In a speech at the Centre for Policy Studies, the Minister highlighted research that supports the government’s proposals on family migration. The proposals which are currently being consulted on, will prevent the family route being used to bypass the immigration laws, while welcoming those who want to make a life here with their family and contribute to their local community.
The UK Border Agency said the reports on family migration to the UK show: two-thirds of a sample of those granted a marriage visa in 2009 had never visited the UK before deciding to move here permanently.
The reports also indicate the proportion of people entering on family visas who settle here permanently varies hugely by nationality – of the family migrants granted a visa in 2004, 8 out of 10 from Bangladesh and Pakistan had settled here permanently within five years, compared with just 10 per cent of Australians.
As many as 20 per cent of a sample of sponsors of marriage visa applicants were either unemployed or had an income below the national minimum wage; 37 per cent of sponsors from the sample were living with family members or friends; and in 2009-10, the Department for Work and Pensions spent £2.6 million on telephone interpreting services and nearly £400,000 on document translation.
Immigration Minister Damian Green said: ‘These are sensitive issues which have been ignored for far too long but ones we are determined to tackle.
‘We want a system that lets everyone know where they stand and what their responsibilities are. If your marriage is not genuine, if you have no interest in this country and its way of life, if you are coming here to live off benefits, don’t come in the first place.
‘That is why our focus is on delivering better family migration – better for migrants, for communities and for the UK as a whole.’

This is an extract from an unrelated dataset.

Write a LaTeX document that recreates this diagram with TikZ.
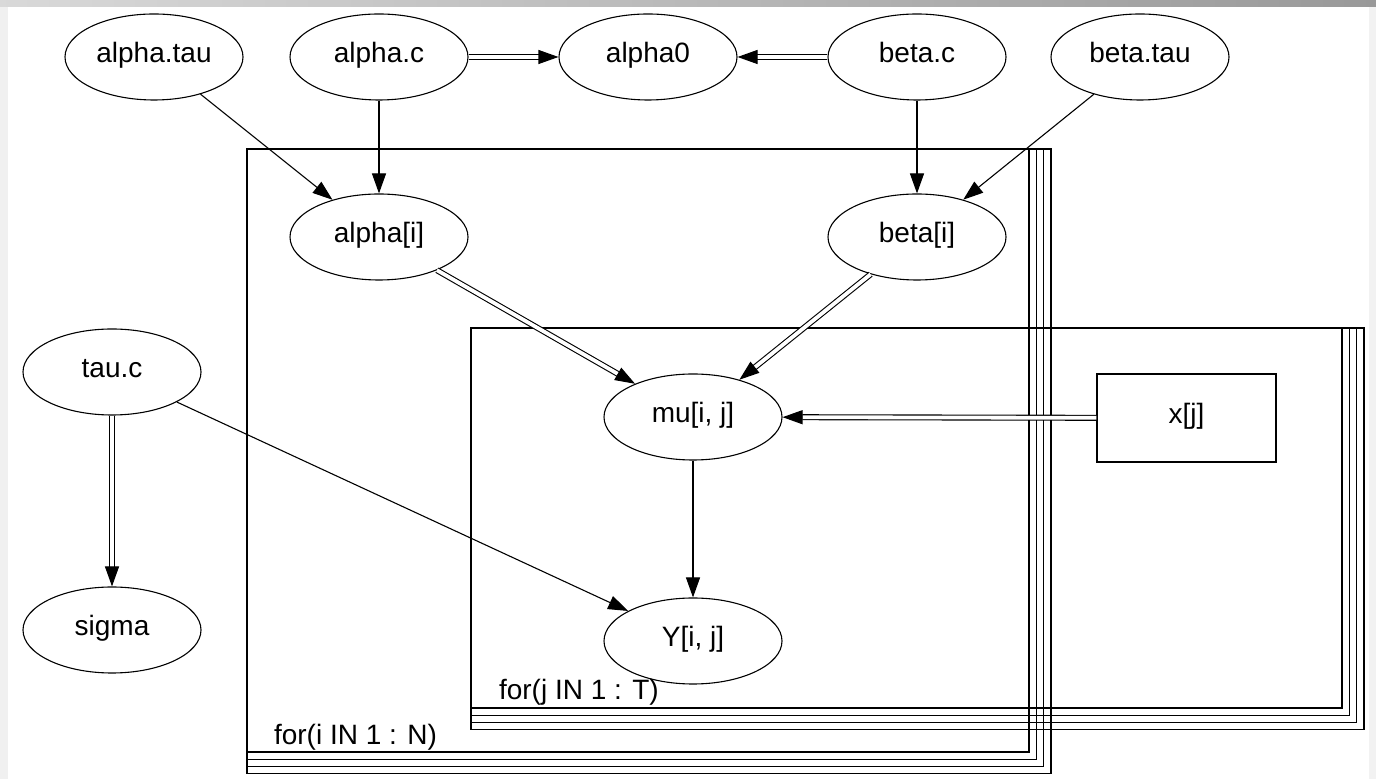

The UKBA added: The plans to reform family migration are outlined in an ongoing consultation which includes proposals to define more clearly what constitutes a genuine marriage for the purposes of the immigration rules to help identify sham and forced marriages.
It also talks of introducing a minimum income threshold for those sponsoring family migrants to ensure they are supported at a level that helps integration; Extend the probationary period before spouses and partners can apply for settlement in the UK from 2 years to 5 years to test the genuineness of relationships and to encourage integration into British life before settlement is granted; and require spouses, partners and adult dependants aged under 65 applying for settlement to be able to demonstrate that they can understand everyday English.
In 2010, family migration accounted for around 18 per cent of all non-EU immigration to the UK. In 2010, 48,900 visas were granted to spouses, partners and dependants of British citizens and those with permanent residence in the UK.
Early findings from the consultation launched in July 2011 show broad public support for many of the changes the government has proposed. The great majority back the proposed requirement that spouses and partners must have to understand everyday English before being allowed to settle here permanently.